After a tough fought forty five minute match that left everything on the table, South Korea’s Samsung Galaxy came out on top against North America’s Team Solo Mid.
Every time TSM looked to have accumulated a meaningful advantage, Samsung would slowly dismantle it. Every time Samsung looked like they had the game under control, TSM would pull themselves up by their bootstraps and take a team fight they had no business winning.
It was Kang “Ambition” Chan-yong who drew first blood in the opening minutes and helped solidify a nearly 1k gold lead for his team early on. However, superior laneing by TSM meant they were able to out-farm their opponents and keep Samsung’s advantage from growing. While Samsung are experts at pushing the advantage and snowballing when give the early lead, TSM fought their way back into the game time and time again.
Unfortunately, it was this same zealousness that was also their undoing, as Yiliang “Doublelift” Peng and his team kept overplaying their hands after scrounging together small victories.

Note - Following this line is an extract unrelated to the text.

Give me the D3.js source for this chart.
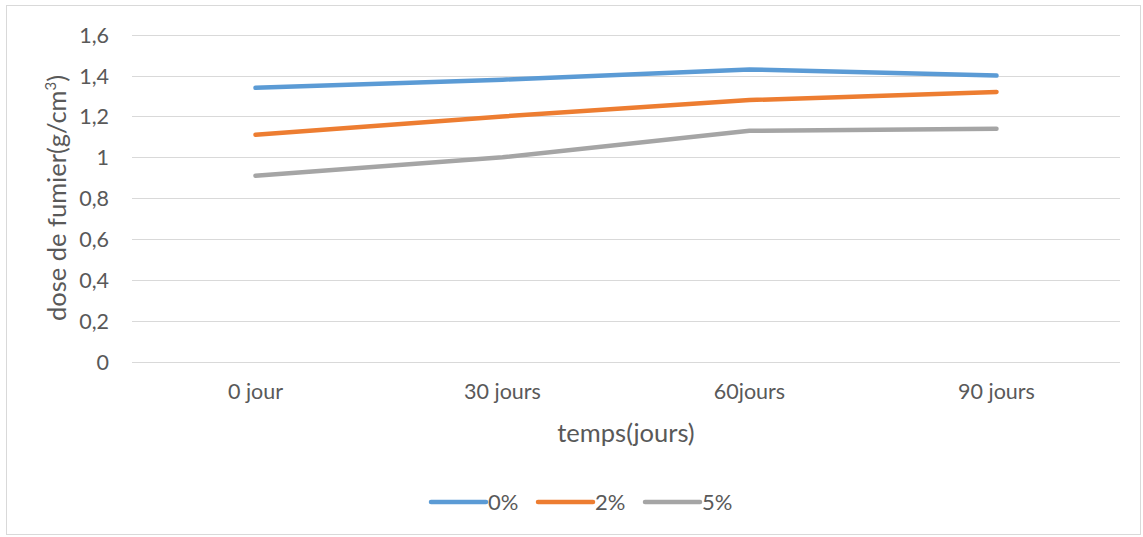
<!DOCTYPE html>
<html><head><meta charset="utf-8">
<script src="https://cdn.jsdelivr.net/npm/d3@7"></script>
<style>body{margin:0;background:#fff;} text{font-family:"Lato","Open Sans",sans-serif;fill:#595959;}</style>
</head><body><svg id="c" width="1143" height="537"></svg>
<script>
const categories = ["0 jour","30 jours","60jours","90 jours"];
const seriesNames = ["0%","2%","5%"];
const s0 = [1.34,1.38,1.43,1.40];
const s2 = [1.11,1.20,1.28,1.32];
const s5 = [0.91,1.00,1.13,1.14];
const yTicks = [0,0.2,0.4,0.6,0.8,1,1.2,1.4,1.6];
const colors = ["#5B9BD5","#ED7D31","#A5A5A5"];
const series = [s0,s2,s5];

const svg = d3.select("#c");
svg.append("rect").attr("x",6.5).attr("y",5.5).attr("width",1134).attr("height",529)
  .attr("fill","#fff").attr("stroke","#D9D9D9").attr("stroke-width",1);

const x = d3.scaleBand().domain(categories).range([132,1120]);
const y = d3.scaleLinear().domain([0,1.6]).range([361.7,34.7]);
const fmt = d => String(d).replace(".",",");

const g = svg.append("g");
g.selectAll("line.grid").data(yTicks).enter().append("line")
  .attr("x1",132).attr("x2",1120)
  .attr("y1",d=>Math.round(y(d))+0.5).attr("y2",d=>Math.round(y(d))+0.5)
  .attr("stroke","#D9D9D9").attr("stroke-width",1);

const yAxis = d3.axisLeft(y).tickValues(yTicks).tickFormat(fmt).tickSize(0).tickPadding(0);
const ya = svg.append("g").attr("transform","translate(109,0)").call(yAxis);
ya.select(".domain").remove();
ya.selectAll("text").style("font-size","21.5px").style("font-family","Lato").attr("fill","#595959").attr("dy","0.35em");

const xAxis = d3.axisBottom(x).tickSize(0).tickPadding(0);
const xa = svg.append("g").attr("transform","translate(0,384)").call(xAxis);
xa.select(".domain").remove();
xa.selectAll("text").style("font-size","21.5px").style("font-family","Lato").attr("fill","#595959").attr("dy","0.71em");

const line = d3.line().x((d,i)=>x(categories[i])+x.bandwidth()/2).y(d=>y(d));
series.forEach((s,k)=>{
  svg.append("path").datum(s).attr("d",line).attr("fill","none")
    .attr("stroke",colors[k]).attr("stroke-width",4.5).attr("stroke-linecap","round").attr("stroke-linejoin","round");
});

svg.append("text").attr("transform","translate(66,198) rotate(-90)").attr("text-anchor","middle")
  .style("font-size","25.5px").html('dose de fumier(g/cm<tspan dy="-10" style="font-size:15px">3</tspan><tspan dy="10">)</tspan>');
svg.append("text").attr("x",626).attr("y",442).attr("text-anchor","middle").style("font-size","25.5px").text("temps(jours)");

const lx = [431,538,645];
seriesNames.forEach((n,k)=>{
  svg.append("line").attr("x1",lx[k]).attr("x2",lx[k]+55).attr("y1",502).attr("y2",502)
    .attr("stroke",colors[k]).attr("stroke-width",4.5).attr("stroke-linecap","round");
  svg.append("text").attr("x",lx[k]+57).attr("y",502).attr("dy","0.35em").style("font-size","22px").text(n);
});
</script></body></html>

One push down center lane after the thirty minute mark was particularly painful to watch, as Doublelift scored one kill after another only to find himself unnecessarily burst down by an enemy ultimate he had forgot to account for.
In the end it was superior vision across the map and making fewer mistakes that allowed Samsung to eventually force TSM into submission. This leaves Samsung at the top of group D for now, with matches to follow on the hour for the rest of the night, available to watch live here.
Comments
3 responses to “Samsung Galaxy Punishes TSM In Second Meeting At Worlds 2016”
Might have been nice to mention what game this was about at some point in the article. I’d never heard of SSG and I know TSM plays several different games competitively. Didn’t figure out it was for League until the title card of the YouTube video at the bottom.
Less a case of lack of communicating the point, more the way it was communicated could be interpreted as vague. “Worlds 2016” in the title meaning league of legends in the same way “The International” refers to dota or “The World Cup” refers to football (actual football) or “Superbowl”and so on.
I do think you are right though and it could have been clarified in the opening paragraph 😛
I did some reading after and eventually found League likes to call their world championship that, yeah. I’ve heard a lot of world tournaments called ‘worlds’ the same way you hear national tournaments called ‘nationals’ so I originally read it as just an abbreviation for a world championship, just had no idea of what.